Verizon FiOS Misplaces My Set-Top Box For 7 Weeks, Expects Me To Pay $350

When your cable provider makes a mistake and you can clearly show that this is the case, you’d expect that it would have the decency to not penalize you for its error. But that’s apparently not the case at Verizon, which expects Consumerist reader Steven to fork over $350 and hope he gets it back.

Let’s go back to the beginning.

Back in December, Steven and his wife were in the process of moving to a new home and taking their FiOS service with them. But rather than simply pack up the two set-top boxes — and one router — and bring them to the new house, Verizon told Steve to return them to the company. He received a shipping box from Verizon with a pre-addressed UPS label, packed everything up and that was that.

upspodThe UPS box was delivered on December 21 as you can see from the tracking results shown at the left. And after the move was complete a FiOS tech stopped by the new place with two new boxes and a router.

“Everything was going fine until we noticed a $350 charge on our most recent bill,” writes Steven.
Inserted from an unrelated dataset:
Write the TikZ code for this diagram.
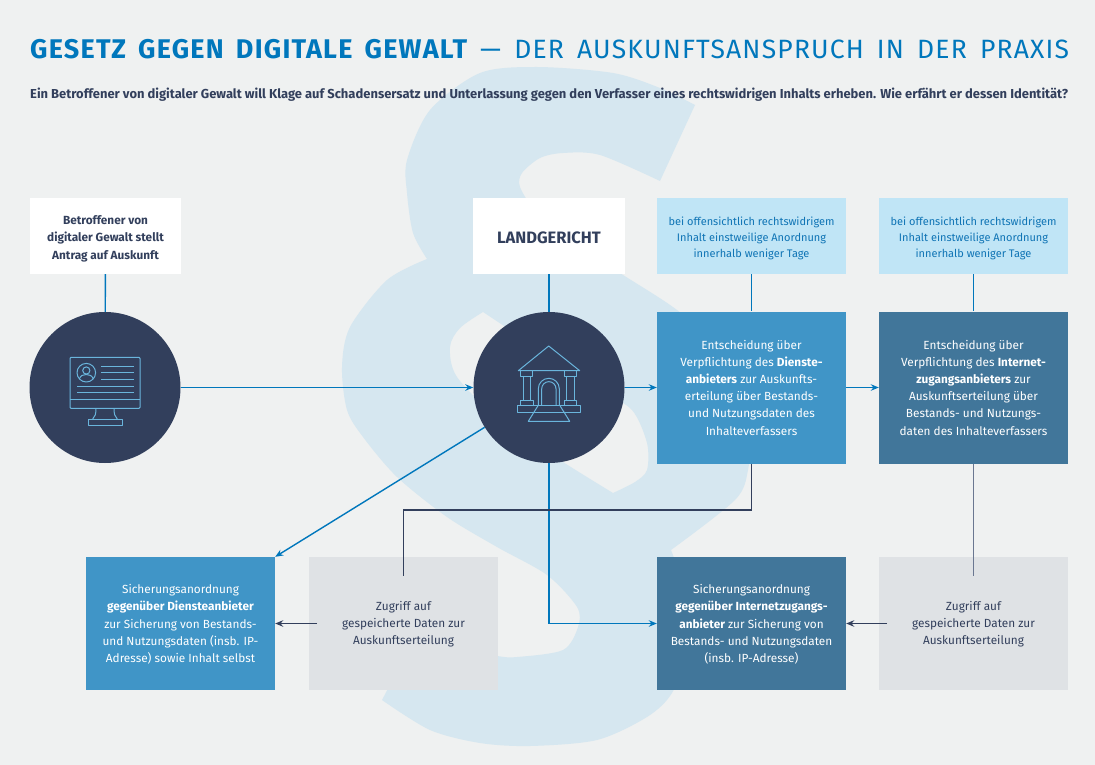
\documentclass[tikz,border=0pt]{standalone}
\usepackage{fontspec}
\setmainfont{Fira Sans}
\newfontfamily\titlefont[LetterSpace=4.5,WordSpace=1.6]{Fira Sans}
\usetikzlibrary{arrows.meta}
\definecolor{pagebg}{HTML}{EFF1F1}
\definecolor{paragraf}{HTML}{D6E7F0}
\definecolor{titleblue}{HTML}{0077BC}
\definecolor{navy}{HTML}{323F5C}
\definecolor{midblue}{HTML}{4095C7}
\definecolor{deepblue}{HTML}{41769A}
\definecolor{hintblue}{HTML}{C0E5F6}
\definecolor{hinttext}{HTML}{0F74B5}
\definecolor{greybox}{HTML}{DFE2E5}
\definecolor{iconline}{HTML}{6AB5DC}
\definecolor{linegrey}{HTML}{6A7791}
\tikzset{
 textdrop/.style={execute at begin node=\rule{0pt}{#1}},
 box/.style={inner sep=0pt, minimum width=189pt, align=center, font=\fontsize{11.8}{17.2}\selectfont},
 toprow/.style={box, minimum height=76pt},
 whitebox/.style={toprow, fill=white, text=navy, font=\fontsize{11.8}{17.2}\selectfont\bfseries},
 hintbox/.style={toprow, fill=hintblue, text=hinttext, font=\fontsize{11}{16.2}\selectfont, textdrop=46pt},
 bigbox/.style={box, minimum height=152pt, text=white},
 lowbox/.style={box, minimum height=133pt},
 hub/.style={circle, fill=navy, minimum size=151pt, inner sep=0pt},
 wire/.style={line width=1.4pt, titleblue},
 darkwire/.style={line width=1.4pt, navy},
 arrow/.style={-{Stealth[length=8pt,width=6.5pt]}},
 icon/.style={line width=1pt, iconline, line join=round},
}
\begin{document}
\begin{tikzpicture}[x=1pt,y=-1pt]
\useasboundingbox (0,0) rectangle (1095,765);
\fill[pagebg] (0,0) rectangle (1095,765);
\fill[paragraf, even odd rule]
 plot[smooth] coordinates {(695,105)(660,88)(613,73)(537,67)(480,73)(430,110)(407,160)(407,193)(413,233)(427,259)}
 -- plot[smooth] coordinates {(427,259)(387,280)(350,327)(342,367)(347,410)(363,437)(397,477)(447,517)(497,547)(547,575)(577,607)(578,627)(563,650)(517,657)(497,656)(450,648)(420,628)}
 -- plot[smooth] coordinates {(382,700)(430,730)(480,743)(530,746)(597,740)(647,717)(672,693)(688,650)(688,610)(680,575)(671,550)}
 -- plot[smooth] coordinates {(671,550)(735,500)(748,470)(750,430)(740,385)(720,350)(677,310)(620,273)(570,240)(535,210)(520,187)(522,173)(540,158)(563,153)(600,155)(660,181)}
 -- cycle
 plot[smooth] coordinates {(483,312)(540,350)(600,390)(632,410)(647,443)(647,470)(635,482)(613,493)}
 -- plot[smooth] coordinates {(613,493)(563,462)(500,420)(457,377)(450,347)(460,328)(483,312)}
 -- cycle;
\node[anchor=base west, inner sep=0pt, text=titleblue, font=\fontsize{26.5}{30}\selectfont] (title) at (30,59){\titlefont{\fontsize{27}{30}\selectfont\bfseries GESETZ GEGEN DIGITALE GEWALT} — DER AUSKUNFTSANSPRUCH IN DER PRAXIS};
\node[anchor=base west, inner sep=0pt, text=navy, font=\fontsize{12.97}{15}\selectfont\bfseries] (lead) at (30,99){Ein Betroffener von digitaler Gewalt will Klage auf Schadensersatz und Unterlassung gegen den Verfasser eines rechtswidrigen Inhalts erheben. Wie erfährt er dessen Identität?};
\node[whitebox, minimum width=151pt, textdrop=49pt] (antrag) at (105.5,236){Betroffener von\\digitaler Gewalt stellt\\Antrag auf Auskunft};
\node[whitebox, minimum width=152pt, font=\fontsize{16.5}{17}\selectfont\bfseries, textdrop=15pt] (gericht) at (549,236){LANDGERICHT};
\node[hintbox] (hint0) at (751.5,236){bei offensichtlich rechtswidrigem\\Inhalt einstweilige Anordnung\\innerhalb weniger Tage};
\node[hintbox] (hint1) at (973.5,236){bei offensichtlich rechtswidrigem\\Inhalt einstweilige Anordnung\\innerhalb weniger Tage};
\node[hub] (nutzer) at (105,387.5){};
\node[hub] (court) at (549,387.5){};
\node[bigbox, fill=midblue] (ent0) at (751.5,387.5){Entscheidung über\\Verpflichtung des \textbf{Dienste-}\\\textbf{anbieters} zur Auskunfts-\\erteilung über Bestands-\\und Nutzungsdaten des\\Inhalteverfassers};
\node[bigbox, fill=deepblue] (ent1) at (973.5,387.5){Entscheidung über\\Verpflichtung des \textbf{Internet-}\\\textbf{zugangsanbieters} zur\\Auskunftserteilung über\\Bestands- und Nutzungs-\\daten des Inhalteverfassers};
\node[lowbox, fill=midblue, text=white, textdrop=79.5pt] (sich0) at (180.5,623.5){Sicherungsanordnung\\\textbf{gegenüber Diensteanbieter}\\zur Sicherung von Bestands-\\und Nutzungsdaten (insb. IP-\\Adresse) sowie Inhalt selbst};
\node[lowbox, fill=greybox, text=navy, textdrop=45pt] (zug0) at (403.5,623.5){Zugriff auf\\gespeicherte Daten zur\\Auskunftserteilung};
\node[lowbox, fill=deepblue, text=white, textdrop=79.5pt] (sich1) at (751.5,623.5){Sicherungsanordnung\\\textbf{gegenüber Internetzugangs-}\\\textbf{anbieter} zur Sicherung von\\Bestands- und Nutzungsdaten\\(insb. IP-Adresse)};
\node[lowbox, fill=greybox, text=navy, textdrop=45pt] (zug1) at (973.5,623.5){Zugriff auf\\gespeicherte Daten zur\\Auskunftserteilung};
\coordinate (zug0top) at (403.5,576);
\coordinate (zug1top) at (973.5,576);
\coordinate (zug0left) at (317,623.5);
\coordinate (zug1left) at (887,623.5);
\draw[wire](antrag) -- (nutzer);
\draw[wire](gericht) -- (court);
\draw[wire](hint0) -- (ent0);
\draw[wire](hint1) -- (ent1);
\draw[wire, arrow](nutzer) -- (court);
\draw[wire, arrow](court) -- (ent0);
\draw[wire, arrow](ent0) -- (ent1);
\draw[wire, arrow](court) -- (sich0.north east);
\draw[wire, arrow](court.south) |- (sich1.west);
\draw[darkwire](ent0.south) |- (403.5,510) -- (zug0top);
\draw[line width=1.4pt, linegrey](ent1) -- (zug1top);
\draw[darkwire, arrow](zug0left) -- (sich0);
\draw[darkwire, arrow](zug1left) -- (sich1);
\draw[icon, rounded corners=1pt] (70,357.3) rectangle (140,408.3);
\draw[icon] (70,399.3) -- (140,399.3);
\draw[icon] (86.3,372.7) circle (9.3);
\draw[icon] (86.3,370.5) circle (3.6);
\draw[icon] (79.3,379) .. controls (80.5,375.5) and (83,374.5) .. (86.3,374.5) .. controls (89.5,374.5) and (92,375.5) .. (93.3,379);
\foreach \y in {366,372.7,379.3} \draw[icon] (101,\y) -- (134,\y);
\foreach \y in {386,392.7} \draw[icon] (77,\y) -- (134,\y);
\draw[icon] (96,408.3) .. controls (96,414) and (95,417) .. (92.7,419);
\draw[icon] (114,408.3) .. controls (114,414) and (115,417) .. (117.3,419);
\draw[icon] (88,419) rectangle (122.7,425);
\draw[icon] (518.3,370.7) -- (548.7,346) -- (579.7,370.7) -- cycle;
\foreach \x in {520.7,564.3} {
\draw[icon] (\x,370.7) rectangle (\x+12,376.7);
\draw[icon] (\x+2.5,376.7) rectangle (\x+10,400);
\draw[icon] (\x,400) rectangle (\x+12.5,405.7);
}
\draw[icon] (517.3,405.7) rectangle (580.7,412.3);
\draw[icon] (538.3,405.7) -- (538.3,388.8) arc (180:360:10.5) -- (559.3,405.7);
\draw[icon] (541.7,405.7) -- (541.7,388.8) arc (180:360:7.15) -- (556,405.7);
\draw[icon] (538,405.7) -- (528.3,421.3) -- (569.7,421.3) -- (560,405.7);
\end{tikzpicture}
\end{document}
Apparently, Verizon was claiming that one of the two set-top boxes had not been returned, in spite of all the tracking info showing otherwise.

“When I called customer service, I was informed that ‘the system’ showed that one box was returned in December but the other box had not been returned until February 7,” says Steven. “You can imagine my surprise, since both set tops were returned in the exact same UPS box.”

Steven says he’s spoken to various people in FiOS customer service and the only remedy they can suggest is for him to pay the $350 fee and then wait a month for a a $350 credit to show up on his bill.

Of course, why should he trust that this will happen when this the same company that managed to misplace his set-top box for seven weeks?

Steven recently launched an Executive E-mail Carpet Bomb right at the office of the company’s CEO, in which he lays out his case, provides all the needed tracking and account numbers and suggests the completely reasonable solution that, rather than have him go through the fruitless endeavor of paying $350 and getting a credit for the same amount, Verizon merely deletes that erroneous charge.

Some of our readers have had some good luck getting through to the CEO’s office with this sort of e-mail, so we’re hoping for the best. We’ll also be alerting some of our contacts at Verizon about this incident in the hopes that they can resolve the issue.

UPDATE: A rep for Verizon tells Consumerist that the company has been in touch with Steven since our post was published and that his account will be credited for $367.

“We expect that credit to appear on his March bill,” the rep explains, “however there is a possibility it could take until the following month (April) to fully flow through our billing system.”